Angelo: We are about to start fundraising, with plans to thoughtfully and carefully expand our business. We are also exploring opportunities to bring on new staff members. During the financial crisis and then throughout the lawsuit, we significantly reduced our staff and consolidated our office space. We went from 80 employees to under 20 in a very short period of time, adversely affecting the lives of many people we care about. As a business owner, you never want to let your employees down and in some ways, we had to — we had no choice. So perhaps through fundraising and with the lawsuit behind us, we can expand again.

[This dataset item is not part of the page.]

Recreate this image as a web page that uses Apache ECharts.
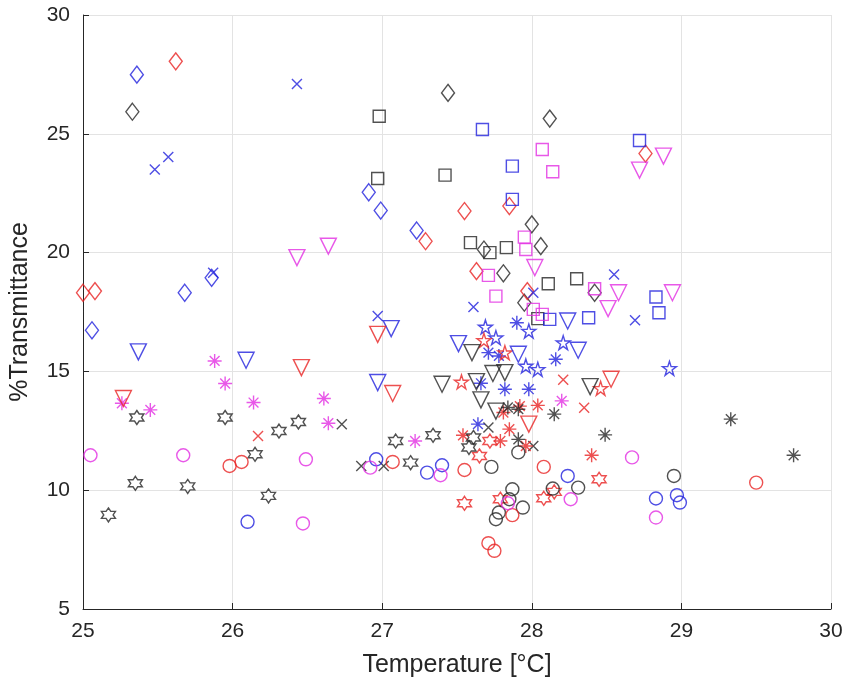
<!DOCTYPE html>
<html><head><meta charset="utf-8">
<script src="https://cdn.jsdelivr.net/npm/echarts@6/dist/echarts.min.js"></script>
<style>html,body{margin:0;padding:0;background:#fff}#c{width:846px;height:683px}</style>
</head><body><div id="c"></div>
<script>
// ---- data: [temperature °C, % transmittance] ----
const blackDiamond = [[25.33,25.93],[27.44,26.72],[28.12,25.64],[27.68,20.13],[27.81,19.13],[27.95,17.89],[28.0,21.19],[28.06,20.27],[28.42,18.31]];
const blueDiamond = [[25.36,27.49],[25.06,16.73],[25.68,18.31],[25.86,18.94],[26.91,22.54],[26.99,21.77],[27.23,20.93]];
const redDiamond = [[25.0,18.31],[25.08,18.38],[25.62,28.05],[27.29,20.48],[27.55,21.75],[27.63,19.22],[27.85,21.96],[27.97,18.38],[28.76,24.17]];
const blackSquare = [[26.98,25.74],[26.97,23.12],[27.42,23.26],[27.59,20.42],[27.72,20.0],[27.83,20.21],[28.11,18.69],[28.04,17.22],[28.3,18.9]];
const blueSquare = [[27.67,25.18],[27.87,23.64],[27.87,22.24],[28.72,24.72],[28.12,17.19],[28.38,17.26],[28.83,18.13],[28.85,17.47]];
const magentaSquare = [[28.07,24.34],[28.14,23.4],[27.95,20.65],[27.96,20.13],[27.71,19.04],[27.76,18.17],[28.01,17.61],[28.07,17.4],[28.42,18.48]];
const blueX = [[26.43,27.1],[25.57,24.02],[25.48,23.5],[25.87,19.15],[26.97,17.33],[27.61,17.71],[28.01,18.31],[28.55,19.08],[28.69,17.15]];
const redX = [[26.17,12.28],[28.21,14.65],[28.35,13.47]];
const blackX = [[26.73,12.78],[26.86,11.02],[27.01,11.02],[27.71,12.64],[28.01,11.86]];
const magentaStar = [[25.26,13.66],[25.45,13.38],[25.88,15.44],[25.95,14.49],[26.14,13.69],[26.61,13.86],[26.64,12.82],[27.22,12.07],[28.2,13.76]];
const redStar = [[27.54,12.31],[28.04,13.57],[27.81,13.27],[27.92,13.54],[27.85,12.57],[27.79,12.07],[27.96,11.86],[28.4,11.47]];
const blackStar = [[28.15,13.2],[27.84,13.48],[27.91,13.41],[27.91,12.14],[28.49,12.33],[29.33,12.99],[29.75,11.47]];
const blueStar = [[27.9,17.05],[27.71,15.79],[27.78,15.65],[28.16,15.51],[27.66,14.5],[27.82,14.25],[27.98,14.25],[27.64,12.78]];
const bluePentagram = [[27.69,16.87],[27.76,16.42],[27.98,16.7],[28.21,16.21],[27.96,15.23],[28.04,15.09],[28.92,15.13]];
const redPentagram = [[27.68,16.31],[27.82,15.79],[27.53,14.56],[28.46,14.29]];
const redHexagram = [[27.55,9.45],[27.65,11.44],[27.72,12.07],[28.08,9.66],[28.15,9.93],[28.45,10.46],[27.79,9.62]];
const blackHexagram = [[25.36,13.06],[25.95,13.06],[26.15,11.51],[26.31,12.49],[26.44,12.87],[27.09,12.07],[27.34,12.31],[27.19,11.16],[27.61,12.22],[27.58,11.8],[25.35,10.29],[25.7,10.16],[25.17,8.96],[26.24,9.76]];
const blackCircle = [[27.73,10.98],[27.87,10.04],[27.85,9.62],[27.94,9.27],[27.78,9.06],[27.76,8.78],[27.91,11.59],[28.14,10.07],[28.31,10.11],[28.95,10.6]];
const blueCircle = [[26.1,8.67],[26.96,11.3],[27.3,10.74],[27.4,11.05],[28.24,10.6],[28.83,9.65],[28.97,9.79],[28.99,9.48]];
const redCircle = [[25.98,11.02],[26.06,11.19],[27.07,11.19],[27.55,10.85],[28.08,10.98],[27.87,8.95],[27.71,7.77],[27.75,7.45],[29.5,10.32]];
const magentaCircle = [[25.05,11.47],[25.67,11.47],[26.49,11.3],[26.47,8.6],[26.92,10.95],[27.39,10.63],[27.84,9.45],[28.26,9.62],[28.67,11.38],[28.83,8.85]];
const blackTriangle = [[27.4,14.46],[27.6,15.79],[27.66,13.8],[28.39,14.36],[27.74,14.91],[27.82,14.95],[27.63,14.57],[27.76,13.33]];
const blueTriangle = [[25.37,15.82],[26.09,15.47],[27.06,16.8],[26.97,14.53],[27.51,16.17],[27.91,15.72],[28.24,17.12],[28.31,15.89]];
const redTriangle = [[25.27,13.86],[26.46,15.16],[26.97,16.56],[27.07,14.07],[27.98,12.78],[28.53,14.67]];
const magentaTriangle = [[26.43,19.79],[26.64,20.27],[28.02,19.37],[28.58,18.31],[28.51,17.64],[28.94,18.31],[28.72,23.47],[28.88,24.06]];
const xTicks = [25, 26, 27, 28, 29, 30];
const yTicks = [5, 10, 15, 20, 25, 30];

// ---- styles ----
const C = {k:'#262626', b:'#2222dd', r:'#e82424', m:'#e22ee2'};
const SYM = {
  circle:{symbol:'circle', size:13},
  square:{symbol:'rect', size:12},
  diamond:{symbol:'diamond', size:[13,17]},
  x:{symbol:'path://M0,0L100,100M100,0L0,100', size:10},
  star:{symbol:'path://M50,0L50,100M0,50L100,50M15,15L85,85M85,15L15,85', size:14},
  tri:{symbol:'path://M0,0L100,0L50,86.6Z', size:16},
  penta:{symbol:'path://M50,0L61.23,34.55L97.55,34.55L68.17,55.9L79.39,90.45L50,69.1L20.61,90.45L31.83,55.9L2.45,34.55L38.77,34.55Z', size:14},
  hexa:{symbol:'path://M50,0L64.43,25L93.3,25L78.87,50L93.3,75L64.43,75L50,100L35.57,75L6.7,75L21.13,50L6.7,25L35.57,25Z', size:14}
};
function mk(data, sym, col){
  const s = SYM[sym];
  return {type:'scatter', data:data, symbol:s.symbol, symbolSize:s.size,
    itemStyle:{color:'rgba(0,0,0,0)', borderColor:col, borderWidth:1.4},
    emphasis:{disabled:true}, silent:true};
}
const series = [
  mk(blackDiamond,'diamond',C.k), mk(blueDiamond,'diamond',C.b), mk(redDiamond,'diamond',C.r),
  mk(blackSquare,'square',C.k), mk(blueSquare,'square',C.b), mk(magentaSquare,'square',C.m),
  mk(blueX,'x',C.b), mk(redX,'x',C.r), mk(blackX,'x',C.k),
  mk(magentaStar,'star',C.m), mk(redStar,'star',C.r), mk(blackStar,'star',C.k), mk(blueStar,'star',C.b),
  mk(bluePentagram,'penta',C.b), mk(redPentagram,'penta',C.r),
  mk(redHexagram,'hexa',C.r), mk(blackHexagram,'hexa',C.k),
  mk(blackCircle,'circle',C.k), mk(blueCircle,'circle',C.b), mk(redCircle,'circle',C.r), mk(magentaCircle,'circle',C.m),
  mk(blackTriangle,'tri',C.k), mk(blueTriangle,'tri',C.b), mk(redTriangle,'tri',C.r), mk(magentaTriangle,'tri',C.m)
];

const chart = echarts.init(document.getElementById('c'), null, {renderer:'canvas'});
const font = 'Arial, "Liberation Sans", Helvetica, sans-serif';
chart.setOption({
  animation:false,
  backgroundColor:'#fff',
  grid:{left:81, right:15, top:15, bottom:73, containLabel:false},
  xAxis:{type:'value', min:xTicks[0], max:xTicks[xTicks.length-1], interval:1,
    name:'Temperature [°C]', nameLocation:'middle', nameGap:44,
    nameTextStyle:{fontFamily:font, fontSize:25, color:'#262626'},
    axisLine:{show:true, onZero:false, lineStyle:{color:'#262626', width:1}},
    axisTick:{show:true, inside:true, length:6, lineStyle:{color:'#262626'}},
    axisLabel:{fontFamily:font, fontSize:21, color:'#262626', margin:12},
    splitLine:{show:true, lineStyle:{color:'#e3e3e3', width:1}}},
  yAxis:{type:'value', min:yTicks[0], max:yTicks[yTicks.length-1], interval:5,
    name:'%Transmittance', nameLocation:'middle', nameGap:50, nameRotate:90,
    nameTextStyle:{fontFamily:font, fontSize:25, color:'#262626'},
    axisLine:{show:true, onZero:false, lineStyle:{color:'#262626', width:1}},
    axisTick:{show:true, inside:true, length:6, lineStyle:{color:'#262626'}},
    axisLabel:{fontFamily:font, fontSize:21, color:'#262626', margin:13},
    splitLine:{show:true, lineStyle:{color:'#e3e3e3', width:1}}},
  series: series
});
</script></body></html>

Crowley: You are a person of great influence. If you could inspire a movement that would bring the most amount of good to the most amount of people, what would that be? You never know what your idea can trigger. 🙂

Angelo: Every summer we invite 9 or 10 college students to spend 6 weeks with us as finance interns and I am very proud of our internship program. I love mentoring college kids and I personally spend approximately 2 hours with them per day. I love to teach them our business and show them how markets work. For a firm our size, this intern program is quite large but I think it’s an important part of our future. As we grow, I would love to expand this program to include more students.

Crowley: Any parting words of wisdom that you would like to share?

Angelo: Never quit, never give up. Be faithful to the grind and own it.

Crowley: How can our readers follow you on social media?

Angelo: No social media for me!

Crowley: Thank you so much for joining us. This was very inspirational.